Many years ago, Richard Nixon came to my hometown to begin his attempt to regain respectability in the face of his impending impeachment. I watched him speak from a tree across the parking lot noting the glints of light from tall buildings on the horizon as my brother and I took turns looking through an old detached rifle scope. When the elderly lady in the pink suit walked beneath the tree and whipped out a small walkie talkie and said, "No, it's just two kids with an old scope." I realized the meaning of those glints of light.
Gary Trudeau published his "Fritters Alabama" strip in Doonesbury about the event depicting one of the most modern cities in the South at that time as two coots in suspenders sitting on a broken down porch thus reinforcing the bigoted stereotypes of the left intellectuals about places they had never been. For me, it was the realization that the radicals of the Sixties that I had admired were in fact more bigoted than the people of my State who had become synonymous with the term during the Wallace years.
And during this campaign, I've seen the results of that undisguised bigotry. Obama supporters claim that their bottom up tactics have upended the Reagan Revolution and are putting the country back on the right path. Except that bottom up approach is not how he is winning.
The Obama campaign is cheating and Obama is lieing.
This election could have been about trust. Instead, it has become about fraud. As a result, an Obama win will be the beginning of a deeper penetration of cynicism and mistrust into the American psyche than even Bush managed ineptly. This time it is being done expertly and there will be hell to pay for it.
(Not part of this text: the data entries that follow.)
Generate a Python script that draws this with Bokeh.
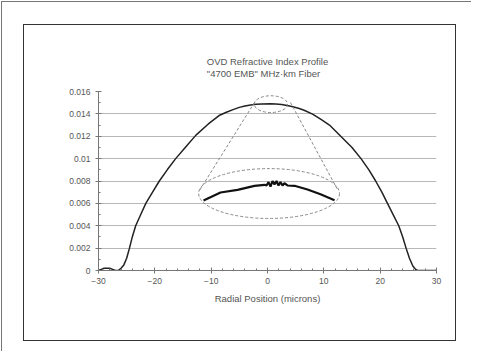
from bokeh.plotting import figure
from bokeh.models import (Range1d, FixedTicker, Title, CustomJSTickFormatter, InlineStyleSheet)
from bokeh.embed import file_html
from bokeh.resources import INLINE

# ---- data ----
title_lines = ["OVD Refractive Index Profile", "\"4700 EMB\" MHz\u00b7km Fiber"]
x_label = "Radial Position (microns)"
x_ticks = [-30, -20, -10, 0, 10, 20, 30]
y_ticks = [0, 0.002, 0.004, 0.006, 0.008, 0.01, 0.012, 0.014, 0.016]

profile_x = [-30, -29.5, -29, -28, -27.5, -27, -26.5, -26, -25.5, -25, -24.5, -24, -23.4,
             -22.5, -21.6, -20.4, -19.2, -17.8, -16.3, -14.6, -12.7, -10.5, -8.6, -7.3, -6,
             -5, -4, -3, -2, -1, 0.5, 1.5, 2.5, 3.5, 4.5, 5.5, 6.5, 8, 9.5, 11, 13.0, 15,
             16.6, 18, 19.2, 20.3, 21.3, 22.3, 23.3, 24.0, 24.6, 25.2, 25.8, 26.3, 26.6, 28, 30]
profile_y = [0.0, 0.0001, 0.0002, 0.0002, 0.0001, 0.0, 0.0, 0.0002, 0.0005, 0.0011, 0.0020,
             0.0030, 0.0040, 0.0050, 0.0060, 0.0070, 0.0080, 0.0090, 0.0100, 0.0110, 0.0121,
             0.0131, 0.01385, 0.01415, 0.0144, 0.01458, 0.0147, 0.0148, 0.01486, 0.01489,
             0.0149, 0.01488, 0.01483, 0.01475, 0.01464, 0.0145, 0.01432, 0.01398, 0.0135,
             0.0130, 0.0120, 0.0110, 0.0100, 0.0090, 0.0080, 0.0070, 0.0060, 0.0050, 0.0040,
             0.0030, 0.0020, 0.0011, 0.0004, 0.0001, 0.0, 0.0, 0.0]

inset_x = [-11.36, -8.34, -5.32, -2.31, -0.53, -0.18, 0.18, 0.53, 0.89, 1.24, 1.6, 1.95,
           2.3, 2.66, 3.0, 3.55, 4.8, 7.1, 9.41, 11.9]
inset_y = [0.00626, 0.00697, 0.00721, 0.00757, 0.00766, 0.0076, 0.0079, 0.0075, 0.0080,
           0.0077, 0.0080, 0.0076, 0.0079, 0.0076, 0.0078, 0.0076, 0.00757, 0.00724,
           0.00682, 0.00628]

# zoom ellipses: (x, y, width, height)
small_ell = (0.6, 0.01487, 5.9, 0.0015)
big_ell = (0.28, 0.00688, 25.0, 0.00446)
# connector lines
conn_x = [[-2.31, -12.07], [4.08, 12.43]]
conn_y = [[0.01502, 0.00715], [0.01502, 0.00724]]

FONT = "Liberation Sans"

p = figure(width=477, height=356, output_backend="svg", toolbar_location=None,
           x_range=Range1d(-30, 30), y_range=Range1d(0, 0.016),
           min_border_left=98, min_border_right=41, min_border_top=91, min_border_bottom=86)
p.outline_line_color = None
p.background_fill_color = "white"
p.border_fill_color = "white"

# grid
p.xgrid.grid_line_color = None
p.ygrid.ticker = FixedTicker(ticks=y_ticks)
p.ygrid.grid_line_color = "#b8b8b8"
p.ygrid.grid_line_width = 1

# axes
p.xaxis.ticker = FixedTicker(ticks=x_ticks, minor_ticks=list(range(-30, 31, 2)))
p.yaxis.ticker = FixedTicker(ticks=y_ticks, minor_ticks=[i * 0.001 for i in range(17)])
p.yaxis.formatter = CustomJSTickFormatter(code="return tick == 0 ? '0' : String(Number(tick.toFixed(3)));")
for ax in (p.xaxis[0], p.yaxis[0]):
    ax.axis_line_color = "#777777"
    ax.axis_line_width = 1
    ax.major_tick_line_color = "#777777"
    ax.minor_tick_line_color = "#777777"
    ax.major_tick_in = 3
    ax.major_tick_out = 3
    ax.minor_tick_in = 2
    ax.minor_tick_out = 0
    ax.major_label_text_font = FONT
    ax.major_label_text_font_size = "8.5px"
    ax.major_label_text_color = "#555555"
p.xaxis.major_label_standoff = 4
p.yaxis.major_label_standoff = 5
p.xaxis.axis_label = x_label
p.xaxis.axis_label_text_font = FONT
p.xaxis.axis_label_text_font_size = "9.5px"
p.xaxis.axis_label_text_font_style = "normal"
p.xaxis.axis_label_text_color = "#555555"
p.xaxis.axis_label_standoff = 6

# main profile
p.line(profile_x, profile_y, line_color="#222222", line_width=1.5)

# zoom callouts
p.ellipse(x=[small_ell[0]], y=[small_ell[1]], width=[small_ell[2]], height=[small_ell[3]],
          fill_color=None, line_color="#888888", line_dash="3 2", line_width=1)
p.ellipse(x=[big_ell[0]], y=[big_ell[1]], width=[big_ell[2]], height=[big_ell[3]],
          fill_color=None, line_color="#888888", line_dash="3 2", line_width=1)
p.multi_line(conn_x, conn_y, line_color="#888888", line_dash="3 2", line_width=1)

# inset magnified curve
p.line(inset_x, inset_y, line_color="#111111", line_width=2.2)

# two-line title
p.add_layout(Title(text="\n".join(title_lines), align="center", text_font=FONT,
                   text_font_size="9.5px", text_font_style="normal", text_color="#555555",
                   text_line_height=1.18, standoff=24), "above")

# decorative frames (page border and chart box), clipped to the plot element
p.stylesheets = [InlineStyleSheet(css="""
:host { position: relative; overflow: hidden; }
:host::before { content: ""; position: absolute; left: 1px; top: 1px; width: 470px; height: 350px;
  border: none; border-left: 1.5px solid #777; border-top: 1.5px solid #777;
  box-sizing: border-box; z-index: 50; pointer-events: none; }
:host::after { content: ""; position: absolute; left: 23px; top: 24px; width: 433px; height: 317px;
  border: 1.5px solid #333; box-sizing: border-box; z-index: 50; pointer-events: none; }
""")]

open("out.html", "w").write(file_html(p, INLINE))
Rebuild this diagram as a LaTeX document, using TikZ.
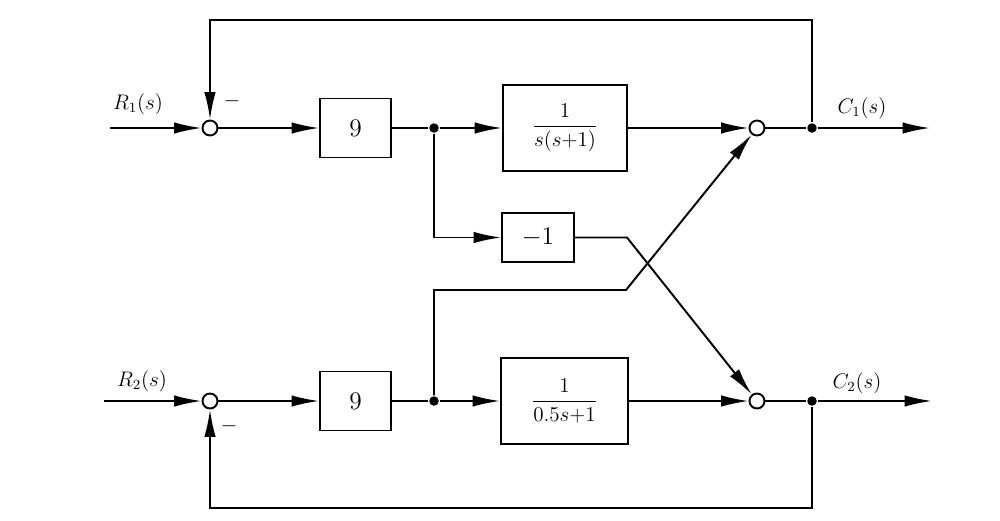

Worse, anyone who tries to take a closer look and discuss it can see those glints of light and feel the threat from the far left.
The country swung far to the right extreme and now it is swinging just as far to the left. Neither extreme is healthy, so by our own hand, we will pay for our inability to evolve beyond these extremes into a nation moderate in all respects except our willingness to defend the nation. Instead, we have become a nation dedicated to self-abuse.
Good luck out there.
4 comments:
Bigotry isn't all one thing. There's the bigotry of ignorance, as in, "We don't know anything about those people so we fall back on stupid stereotypes", which is reprehensible. Then there's the bigotry of IGGnorance, as my wife (from North Carolina) calls it, as in, "We know all about those people, we live near them, they work for us, we know they're born stupid, ugly, dirty, etc." That's evil.
It's IGGnorance that provoked something that my wife told me about yesterday: a memory of swimming in the pool, maybe 1950 or so, and watching the black kids hanging on the outside of the fence, watching, and being chased off by the lifeguard. And then her own experience of being asked to leave the pool in a hotel, around the same time, after her mother happened to mention that her husband (who wasn't even there) happened to be Jewish.
Ignorance is treatable. IGGnorance is lethal.
I've seen both in my life living here, but in this election, I've only seen the former and it's coming from Senator Obama and his campaign.
Has McCain or any of his staff called the Obama supporters "typical bitter" or "moron"?
No. And that is what is truly disgusting to those of us who have lived through real racism: using a ghost that so many worked so hard to exorcise only to have a man who has experienced none of this try to create an illusion of racism just to win an election.
It really is the hypocrisy of the age. And it's working, but it is cultural poison.
Supporters, you don't want to get started on. I don't hold the McCain campaign responsible for shouts of "terrorist", "traitor", etc., but they are certainly out there -- loons on both sides.
Some are, John. On the other hand, the Secret Service told the Scranton Times that the calls to kill him were a false story.
The story was a plant.
We have to be skeptical of anything reported like that in the next few weeks.